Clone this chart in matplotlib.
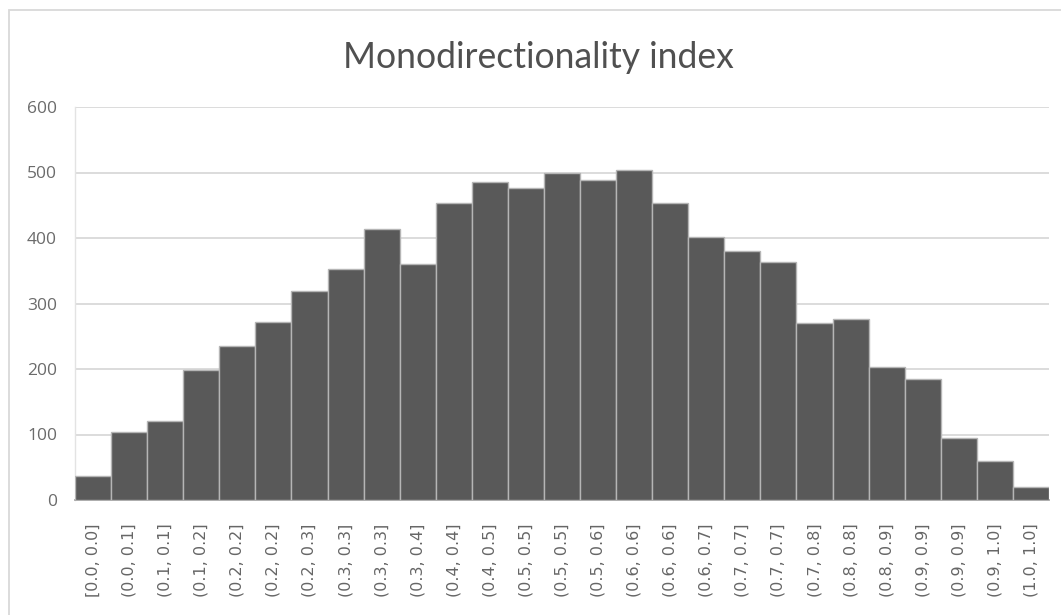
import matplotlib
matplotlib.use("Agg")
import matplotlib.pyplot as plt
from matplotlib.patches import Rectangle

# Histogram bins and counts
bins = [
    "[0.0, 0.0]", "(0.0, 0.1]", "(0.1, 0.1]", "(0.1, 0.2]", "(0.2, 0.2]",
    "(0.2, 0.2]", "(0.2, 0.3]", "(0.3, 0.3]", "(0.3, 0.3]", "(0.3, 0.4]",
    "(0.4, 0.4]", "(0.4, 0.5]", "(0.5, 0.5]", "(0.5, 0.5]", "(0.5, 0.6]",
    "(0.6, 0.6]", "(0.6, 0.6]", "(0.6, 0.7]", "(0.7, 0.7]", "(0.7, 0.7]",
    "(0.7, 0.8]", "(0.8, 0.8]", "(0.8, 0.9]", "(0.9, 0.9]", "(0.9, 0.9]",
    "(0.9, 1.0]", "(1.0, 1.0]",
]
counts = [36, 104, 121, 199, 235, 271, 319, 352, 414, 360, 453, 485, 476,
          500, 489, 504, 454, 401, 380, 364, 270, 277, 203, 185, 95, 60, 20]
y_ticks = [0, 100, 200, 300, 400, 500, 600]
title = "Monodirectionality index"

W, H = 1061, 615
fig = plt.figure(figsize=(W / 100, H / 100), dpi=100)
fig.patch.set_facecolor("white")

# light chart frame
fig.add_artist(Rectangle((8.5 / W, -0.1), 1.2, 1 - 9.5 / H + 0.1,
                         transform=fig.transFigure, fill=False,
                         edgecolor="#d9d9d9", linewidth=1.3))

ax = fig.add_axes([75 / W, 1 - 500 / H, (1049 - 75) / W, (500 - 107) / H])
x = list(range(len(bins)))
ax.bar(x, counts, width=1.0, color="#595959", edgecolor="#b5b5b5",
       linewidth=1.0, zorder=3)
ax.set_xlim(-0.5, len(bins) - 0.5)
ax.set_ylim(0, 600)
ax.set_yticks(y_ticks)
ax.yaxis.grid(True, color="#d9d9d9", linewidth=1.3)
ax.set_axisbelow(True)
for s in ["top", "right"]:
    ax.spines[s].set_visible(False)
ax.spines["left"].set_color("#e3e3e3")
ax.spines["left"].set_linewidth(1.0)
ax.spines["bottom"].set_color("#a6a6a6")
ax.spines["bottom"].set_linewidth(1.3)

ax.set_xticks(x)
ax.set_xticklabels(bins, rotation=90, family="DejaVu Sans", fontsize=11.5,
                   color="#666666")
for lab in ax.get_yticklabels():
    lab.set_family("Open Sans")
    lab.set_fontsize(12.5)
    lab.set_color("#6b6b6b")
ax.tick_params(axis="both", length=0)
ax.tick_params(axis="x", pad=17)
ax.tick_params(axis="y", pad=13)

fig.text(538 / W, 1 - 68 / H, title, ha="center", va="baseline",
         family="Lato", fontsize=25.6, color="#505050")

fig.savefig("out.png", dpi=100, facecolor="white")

Task instructions: Return all of the data exactly as written, and drop the pictures.

Result:
Clone this chart in matplotlib.
import matplotlib
matplotlib.use("Agg")
import matplotlib.pyplot as plt
from matplotlib.patches import Rectangle

# Histogram bins and counts
bins = [
    "[0.0, 0.0]", "(0.0, 0.1]", "(0.1, 0.1]", "(0.1, 0.2]", "(0.2, 0.2]",
    "(0.2, 0.2]", "(0.2, 0.3]", "(0.3, 0.3]", "(0.3, 0.3]", "(0.3, 0.4]",
    "(0.4, 0.4]", "(0.4, 0.5]", "(0.5, 0.5]", "(0.5, 0.5]", "(0.5, 0.6]",
    "(0.6, 0.6]", "(0.6, 0.6]", "(0.6, 0.7]", "(0.7, 0.7]", "(0.7, 0.7]",
    "(0.7, 0.8]", "(0.8, 0.8]", "(0.8, 0.9]", "(0.9, 0.9]", "(0.9, 0.9]",
    "(0.9, 1.0]", "(1.0, 1.0]",
]
counts = [36, 104, 121, 199, 235, 271, 319, 352, 414, 360, 453, 485, 476,
          500, 489, 504, 454, 401, 380, 364, 270, 277, 203, 185, 95, 60, 20]
y_ticks = [0, 100, 200, 300, 400, 500, 600]
title = "Monodirectionality index"

W, H = 1061, 615
fig = plt.figure(figsize=(W / 100, H / 100), dpi=100)
fig.patch.set_facecolor("white")

# light chart frame
fig.add_artist(Rectangle((8.5 / W, -0.1), 1.2, 1 - 9.5 / H + 0.1,
                         transform=fig.transFigure, fill=False,
                         edgecolor="#d9d9d9", linewidth=1.3))

ax = fig.add_axes([75 / W, 1 - 500 / H, (1049 - 75) / W, (500 - 107) / H])
x = list(range(len(bins)))
ax.bar(x, counts, width=1.0, color="#595959", edgecolor="#b5b5b5",
       linewidth=1.0, zorder=3)
ax.set_xlim(-0.5, len(bins) - 0.5)
ax.set_ylim(0, 600)
ax.set_yticks(y_ticks)
ax.yaxis.grid(True, color="#d9d9d9", linewidth=1.3)
ax.set_axisbelow(True)
for s in ["top", "right"]:
    ax.spines[s].set_visible(False)
ax.spines["left"].set_color("#e3e3e3")
ax.spines["left"].set_linewidth(1.0)
ax.spines["bottom"].set_color("#a6a6a6")
ax.spines["bottom"].set_linewidth(1.3)

ax.set_xticks(x)
ax.set_xticklabels(bins, rotation=90, family="DejaVu Sans", fontsize=11.5,
                   color="#666666")
for lab in ax.get_yticklabels():
    lab.set_family("Open Sans")
    lab.set_fontsize(12.5)
    lab.set_color("#6b6b6b")
ax.tick_params(axis="both", length=0)
ax.tick_params(axis="x", pad=17)
ax.tick_params(axis="y", pad=13)

fig.text(538 / W, 1 - 68 / H, title, ha="center", va="baseline",
         family="Lato", fontsize=25.6, color="#505050")

fig.savefig("out.png", dpi=100, facecolor="white")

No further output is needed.